-- DATA EXCERPT --
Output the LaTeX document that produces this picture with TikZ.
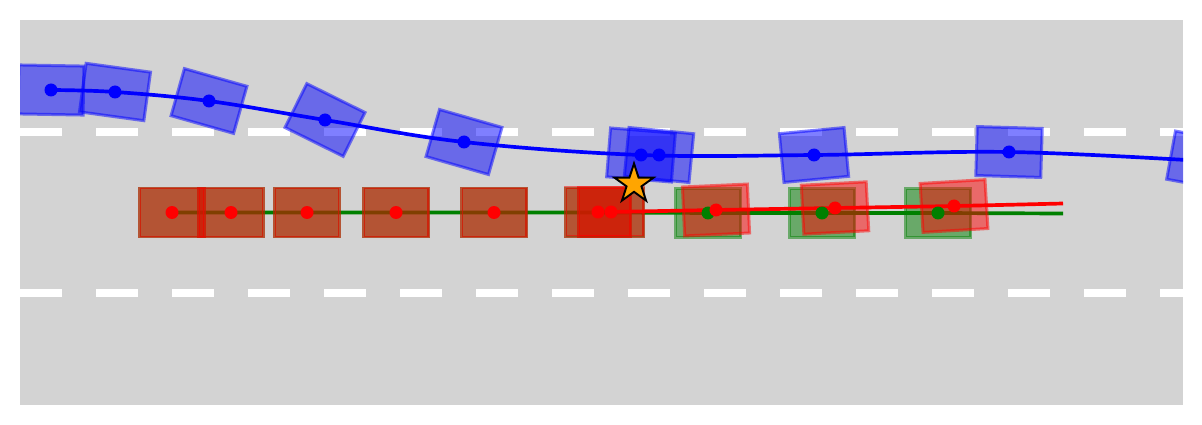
\documentclass[tikz,border=0pt]{standalone}
\usepackage{tikz}
\usetikzlibrary{shapes.geometric}
\definecolor{roadgray}{RGB}{211,211,211}
\definecolor{staryellow}{RGB}{255,165,0}
\definecolor{gtgreen}{RGB}{0,128,0}

\begin{document}
\begin{tikzpicture}[x=0.02cm, y=-0.02cm,
		box/.style={rectangle, minimum width=1.3cm, minimum height=0.98cm, inner sep=0pt,
			line width=1.7pt, fill opacity=0.5, draw opacity=0.5},
		dot/.style={circle, inner sep=0pt, minimum size=0.26cm},
		track/.style={line width=2.1pt}]
		\tikzstyle{lane}=[white, line width=4.5pt, dash pattern=on 0.84cm off 0.68cm]
		
		\useasboundingbox (0,0) rectangle (1202,425);
		\fill[roadgray] (20,20) rectangle (1183,405);
		\clip (20,20) rectangle (1183,405);
		
		% lane markings
		\coordinate (l1) at (20,132);  \coordinate (l2) at (1183,132);
		\coordinate (l3) at (20,293);  \coordinate (l4) at (1183,293);
		\draw[lane] (l1) -- (l2);
		\draw[lane] (l3) -- (l4);
		
		% points
		\coordinate (b1) at (51,90);    \coordinate (b2) at (115,92);
		\coordinate (b3) at (209,101);  \coordinate (b4) at (325,120);
		\coordinate (b5) at (464,142);  \coordinate (b6) at (641,155);
		\coordinate (b7) at (659,155);  \coordinate (b8) at (814,155);
		\coordinate (b9) at (1009,152); \coordinate (b10) at (1203,161);
		
		\coordinate (g1) at (172,212.5); \coordinate (g2) at (231,212.5);
		\coordinate (g3) at (307,212.5); \coordinate (g4) at (396,212.5);
		\coordinate (g5) at (494,212.5); \coordinate (g6) at (598,212.5);
		\coordinate (g7) at (611,212.5); \coordinate (g8) at (708,213);
		\coordinate (g9) at (822,213);   \coordinate (g10) at (938,213);
		\coordinate (gend) at (1063,213.5);
		
		\coordinate (r1) at (172,212.5); \coordinate (r2) at (231,212.5);
		\coordinate (r3) at (307,212.5); \coordinate (r4) at (396,212.5);
		\coordinate (r5) at (494,212.5); \coordinate (r6) at (598,212);
		\coordinate (r7) at (611,212);   \coordinate (r8) at (716,210);
		\coordinate (r9) at (835,208);   \coordinate (r10) at (954,206);
		\coordinate (rend) at (1063,203.5);
		
		% green
		\node[box, draw=gtgreen, fill=gtgreen] (g1box) at (g1) {};
		\node[box, draw=gtgreen, fill=gtgreen] (g2box) at (g2) {};
		\node[box, draw=gtgreen, fill=gtgreen] (g3box) at (g3) {};
		\node[box, draw=gtgreen, fill=gtgreen] (g4box) at (g4) {};
		\node[box, draw=gtgreen, fill=gtgreen] (g5box) at (g5) {};
		\node[box, draw=gtgreen, fill=gtgreen] (g6box) at (g6) {};
		\node[box, draw=gtgreen, fill=gtgreen] (g7box) at (g7) {};
		\node[box, draw=gtgreen, fill=gtgreen] (g8box) at (g8) {};
		\node[box, draw=gtgreen, fill=gtgreen] (g9box) at (g9) {};
		\node[box, draw=gtgreen, fill=gtgreen] (g10box) at (g10) {};
		\draw[track, gtgreen] (g1) -- (g7) -- (g8) -- (g9) -- (g10) -- (gend);
		
		% red
		\node[box, draw=red, fill=red] (r1box) at (r1) {};
		\node[box, draw=red, fill=red] (r2box) at (r2) {};
		\node[box, draw=red, fill=red] (r3box) at (r3) {};
		\node[box, draw=red, fill=red] (r4box) at (r4) {};
		\node[box, draw=red, fill=red] (r5box) at (r5) {};
		\node[box, draw=red, fill=red] (r6box) at (r6) {};
		\node[box, draw=red, fill=red] (r7box) at (r7) {};
		\node[box, draw=red, fill=red, rotate=2.6] (r8box) at (r8) {};
		\node[box, draw=red, fill=red, rotate=3] (r9box) at (r9) {};
		\node[box, draw=red, fill=red, rotate=3.4] (r10box) at (r10) {};
		\draw[track, red] plot[smooth] coordinates {(r7) (r8) (r9) (r10) (rend)};
		
		% blue
		\node[box, draw=blue, fill=blue, rotate=-1] (b1box) at (b1) {};
		\node[box, draw=blue, fill=blue, rotate=-7.8] (b2box) at (b2) {};
		\node[box, draw=blue, fill=blue, rotate=-15.8] (b3box) at (b3) {};
		\node[box, draw=blue, fill=blue, rotate=-26.4] (b4box) at (b4) {};
		\node[box, draw=blue, fill=blue, rotate=-16] (b5box) at (b5) {};
		\node[box, draw=blue, fill=blue, rotate=-4.6] (b6box) at (b6) {};
		\node[box, draw=blue, fill=blue, rotate=-5.5] (b7box) at (b7) {};
		\node[box, draw=blue, fill=blue, rotate=5.4] (b8box) at (b8) {};
		\node[box, draw=blue, fill=blue, rotate=-1.7] (b9box) at (b9) {};
		\node[box, draw=blue, fill=blue, rotate=-10.4] (b10box) at (b10) {};
		\draw[track, blue] plot[smooth, tension=0.6] coordinates
			{(b1) (b2) (b3) (b4) (b5) (b6) (b8) (b9) (b10)};
		
		% dots
		\node[dot, fill=gtgreen] (g8dot) at (g8) {};
		\node[dot, fill=gtgreen] (g9dot) at (g9) {};
		\node[dot, fill=gtgreen] (g10dot) at (g10) {};
		\node[dot, fill=red] (r1dot) at (r1) {};
		\node[dot, fill=red] (r2dot) at (r2) {};
		\node[dot, fill=red] (r3dot) at (r3) {};
		\node[dot, fill=red] (r4dot) at (r4) {};
		\node[dot, fill=red] (r5dot) at (r5) {};
		\node[dot, fill=red] (r6dot) at (r6) {};
		\node[dot, fill=red] (r7dot) at (r7) {};
		\node[dot, fill=red] (r8dot) at (r8) {};
		\node[dot, fill=red] (r9dot) at (r9) {};
		\node[dot, fill=red] (r10dot) at (r10) {};
		\node[dot, fill=blue] (b1dot) at (b1) {};
		\node[dot, fill=blue] (b2dot) at (b2) {};
		\node[dot, fill=blue] (b3dot) at (b3) {};
		\node[dot, fill=blue] (b4dot) at (b4) {};
		\node[dot, fill=blue] (b5dot) at (b5) {};
		\node[dot, fill=blue] (b6dot) at (b6) {};
		\node[dot, fill=blue] (b7dot) at (b7) {};
		\node[dot, fill=blue] (b8dot) at (b8) {};
		\node[dot, fill=blue] (b9dot) at (b9) {};
		\node[dot, fill=blue] (b10dot) at (b10) {};
		
		\node[star, star points=5, star point ratio=2.618, minimum size=0.82cm, inner sep=0pt,
			fill=staryellow, draw=black, line width=1.1pt] (hit) at (634,184) {};
\end{tikzpicture}
\end{document}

-- WORK TO BE COMPLETED --
Your task is to restate word for word the lines from the top of the data to the line containing "(b10) at (1203,161);", both ends included, with every picture left out.

-- ANSWER TO THE PROBLEM --
Output the LaTeX document that produces this picture with TikZ.
\documentclass[tikz,border=0pt]{standalone}
\usepackage{tikz}
\usetikzlibrary{shapes.geometric}
\definecolor{roadgray}{RGB}{211,211,211}
\definecolor{staryellow}{RGB}{255,165,0}
\definecolor{gtgreen}{RGB}{0,128,0}

\begin{document}
\begin{tikzpicture}[x=0.02cm, y=-0.02cm,
		box/.style={rectangle, minimum width=1.3cm, minimum height=0.98cm, inner sep=0pt,
			line width=1.7pt, fill opacity=0.5, draw opacity=0.5},
		dot/.style={circle, inner sep=0pt, minimum size=0.26cm},
		track/.style={line width=2.1pt}]
		\tikzstyle{lane}=[white, line width=4.5pt, dash pattern=on 0.84cm off 0.68cm]
		
		\useasboundingbox (0,0) rectangle (1202,425);
		\fill[roadgray] (20,20) rectangle (1183,405);
		\clip (20,20) rectangle (1183,405);
		
		% lane markings
		\coordinate (l1) at (20,132);  \coordinate (l2) at (1183,132);
		\coordinate (l3) at (20,293);  \coordinate (l4) at (1183,293);
		\draw[lane] (l1) -- (l2);
		\draw[lane] (l3) -- (l4);
		
		% points
		\coordinate (b1) at (51,90);    \coordinate (b2) at (115,92);
		\coordinate (b3) at (209,101);  \coordinate (b4) at (325,120);
		\coordinate (b5) at (464,142);  \coordinate (b6) at (641,155);
		\coordinate (b7) at (659,155);  \coordinate (b8) at (814,155);
		\coordinate (b9) at (1009,152); \coordinate (b10) at (1203,161);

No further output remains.